Answer: The first step in the NGS workflow is sample collection and preparation. This step is crucial, as proper sample documentation and management are important to maintaining its quality. Researchers need to make sure of the right sample type (e.g., blood, tissue, or cell culture) and must assess the quality using methods like gel electrophoresis and concentration tests. Poor sample preparation can lead to degraded or inaccurate data, compromising the entire sequencing process.
2. What role does library preparation play in NGS, and what key steps are involved?
Answer: Library preparation is a critical and fundamental part of NGS sequencing because it converts the extracted nucleic acids (DNA or RNA) into a format that sequencing platforms can read. The key steps involved are:
- Fragmentation: DNA or RNA is broken into smaller pieces suitable for sequencing.
- Adapter Ligation: Sequencing adapters are attached to the fragments to enable them to bind to the sequencing platform.
- Amplification: The library undergoes amplification to generate sufficient amounts of DNA for sequencing.
3. What is the significance of third-generation sequencing (TGS) in the NGS workflow?
Answer: Third-generation sequencing (TGS) is added to the procedure because it is used for long reads and can help resolve the genomic regions. There are platforms like Pacific Biosciences (PacBio) and Oxford Nanopore that offer advantages over traditional NGS by providing more comprehensive coverage of the genome, especially for studying structural variants and repetitive regions. TGS does not require DNA amplification, making it ideal for sequencing large genomes or challenging samples such as those from FFPE (formalin-fixed paraffin-embedded) tissues.
4. Why is sample quality assessment critical, particularly for RNA samples?
Answer: Quality assessment of RNA samples is crucial because RNA degradation can significantly affect the accuracy of sequencing results.

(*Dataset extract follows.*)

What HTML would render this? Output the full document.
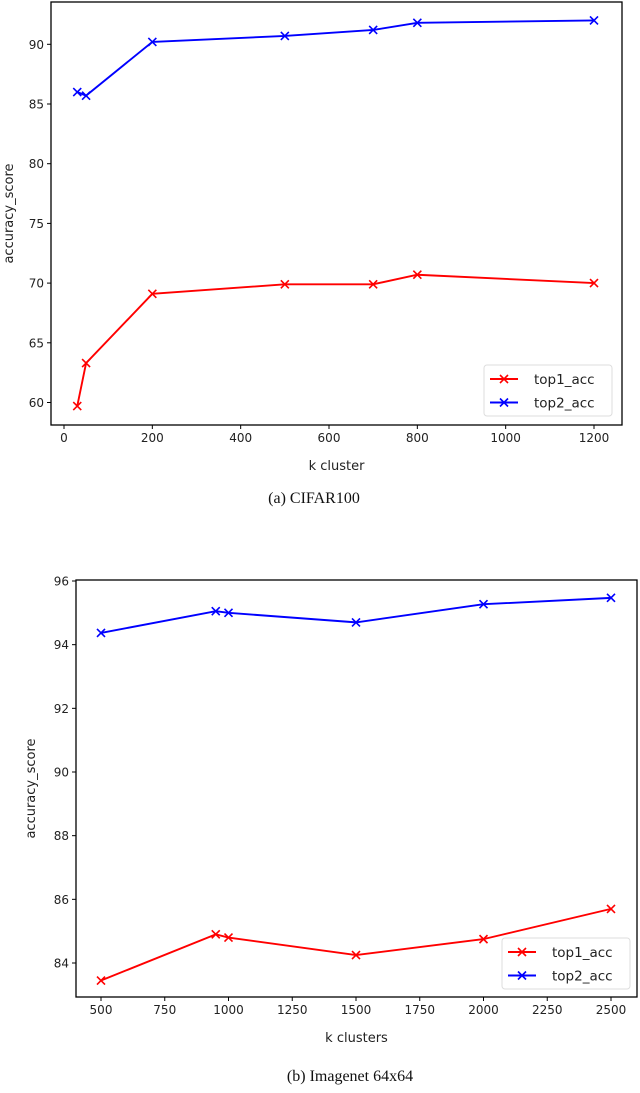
<!DOCTYPE html>
<html><head><meta charset="utf-8"><style>
body{margin:0;background:#fff;width:640px;height:1088px;overflow:hidden}
svg text{font-family:"DejaVu Sans","Liberation Sans",sans-serif;fill:#222}
.cap{font-family:"Liberation Serif",serif;font-size:16px;fill:#111}
</style></head><body>
<svg id="s" width="640" height="1088"></svg>
<script>
const kA=[30,50,200,500,700,800,1200];
const top1A=[59.7,63.3,69.1,69.9,69.9,70.7,70.0];
const top2A=[86.0,85.7,90.2,90.7,91.2,91.8,92.0];
const xTicksA=[0,200,400,600,800,1000,1200];
const yTicksA=[60,65,70,75,80,85,90];
const kB=[500,950,1000,1500,2000,2500];
const top1B=[83.45,84.9,84.8,84.25,84.75,85.7];
const top2B=[94.37,95.05,95.0,94.7,95.27,95.47];
const xTicksB=[500,750,1000,1250,1500,1750,2000,2250,2500];
const yTicksB=[84,86,88,90,92,94,96];
const NS="http://www.w3.org/2000/svg",S=document.getElementById('s');
function mk(t,a,p){const e=document.createElementNS(NS,t);for(const k in a)e.setAttribute(k,a[k]);(p||S).appendChild(e);return e;}
function chart(c){
 const g=mk('g',{});
 
 
 const X=v=>c.x0+(v-c.xv0)*(c.x1-c.x0)/(c.xv1-c.xv0);
 const Y=v=>c.y0+(v-c.yv0)*(c.y1-c.y0)/(c.yv1-c.yv0);
 c.xt.forEach(t=>{const x=X(t);mk('line',{x1:x,x2:x,y1:c.B,y2:c.B+4,stroke:'#000'},g);
  const tx=mk('text',{x:x,y:c.B+17,'text-anchor':'middle','font-size':12},g);tx.textContent=t;
  });
 c.yt.forEach(t=>{const y=Y(t);mk('line',{x1:c.L-4,x2:c.L,y1:y,y2:y,stroke:'#000'},g);
  const tx=mk('text',{x:c.L-7,y:y+4.5,'text-anchor':'end','font-size':12},g);tx.textContent=t;
  });
 const series=[[c.s1,'#ff0000','top1_acc'],[c.s2,'#0000ff','top2_acc']];
 series.forEach(([d,col,n])=>{
  const pts=c.k.map((k,i)=>X(k)+','+Y(d[i])).join(' ');
  const pl=mk('polyline',{points:pts,fill:'none',stroke:col,'stroke-width':1.9},g);
  
  c.k.forEach((k,i)=>{const x=X(k),y=Y(d[i]);
   const m=mk('path',{d:`M${x-4},${y-4}L${x+4},${y+4}M${x-4},${y+4}L${x+4},${y-4}`,stroke:col,'stroke-width':1.6},g);
   });
 });
 const r=mk('rect',{x:c.L,y:c.T,width:c.R-c.L,height:c.B-c.T,fill:'none',stroke:'#000','stroke-width':1.3},g);
 
 const lg=mk('g',{},g);
 mk('rect',{x:c.lx,y:c.ly,width:128,height:51,rx:3,fill:'#fff',stroke:'#ddd'},lg);
 series.forEach(([d,col,n],i)=>{const y=c.ly+14+i*23.5,x=c.lx+6;
  mk('line',{x1:x,x2:x+28,y1:y,y2:y,stroke:col,'stroke-width':1.9},lg);
  mk('path',{d:`M${x+10},${y-4}L${x+18},${y+4}M${x+10},${y+4}L${x+18},${y-4}`,stroke:col,'stroke-width':1.6},lg);
  const t=mk('text',{x:x+44,y:y+5,'font-size':13.5},lg);t.textContent=n;
  });
 const xl=mk('text',{x:(c.L+c.R)/2,y:c.B+45,'text-anchor':'middle','font-size':13},g);xl.textContent=c.xlab;
 
 const yl=mk('text',{x:0,y:0,'text-anchor':'middle','font-size':13,transform:`translate(${c.ylx},${(c.T+c.B)/2}) rotate(-90)`},g);yl.textContent='accuracy_score';
 
 const cp=mk('text',{x:c.capx,y:c.capy,'text-anchor':'middle',class:'cap'},g);cp.textContent=c.cap;
 
}
chart({name:'cifar100-chart',L:51,R:622,T:2,B:425,x0:64,x1:594,xv0:0,xv1:1200,y0:402.5,y1:44.3,yv0:60,yv1:90,
 xt:xTicksA,yt:yTicksA,k:kA,s1:top1A,s2:top2A,lx:484,ly:365,xlab:'k cluster',ylx:13,cap:'(a) CIFAR100',capx:314,capy:503});
chart({name:'imagenet-chart',L:76,R:637,T:580,B:997,x0:101,x1:611,xv0:500,xv1:2500,y0:963,y1:581,yv0:84,yv1:96,
 xt:xTicksB,yt:yTicksB,k:kB,s1:top1B,s2:top2B,lx:502,ly:938,xlab:'k clusters',ylx:35,cap:'(b) Imagenet 64x64',capx:350,capy:1081});
</script>
</body></html>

Samples from FFPE tissues are prone to RNA degradation. The RNA Integrity Number (RIN) was traditionally used to measure the quality of RNA. Still, a more reliable method is the DV200, which assesses the percentage of RNA fragments longer than 200 nucleotides. Ensuring high RNA quality allows for more accurate data interpretation and reduces the risk of errors in downstream analysis.
5. What happens after sequencing is completed in the NGS workflow?
Answer: After sequencing, the raw data undergoes analysis using bioinformatics tools. The data is typically stored in FASTQ format, and various stages of data analysis occur:
- Base calling: Identifying individual nucleotides.
- Filtering: Removing low-quality or erroneous sequences.
- Alignment: Mapping the sequences to a reference genome.
- Variant calling: Identifying genetic variations like SNPs or indels. The results are then interpreted to predict gene functions, pathways, and other biological insights.
- Finally, data must be submitted to public databases or customers according to submission standards like those set by the Bermuda and Genomic Standards Consortium.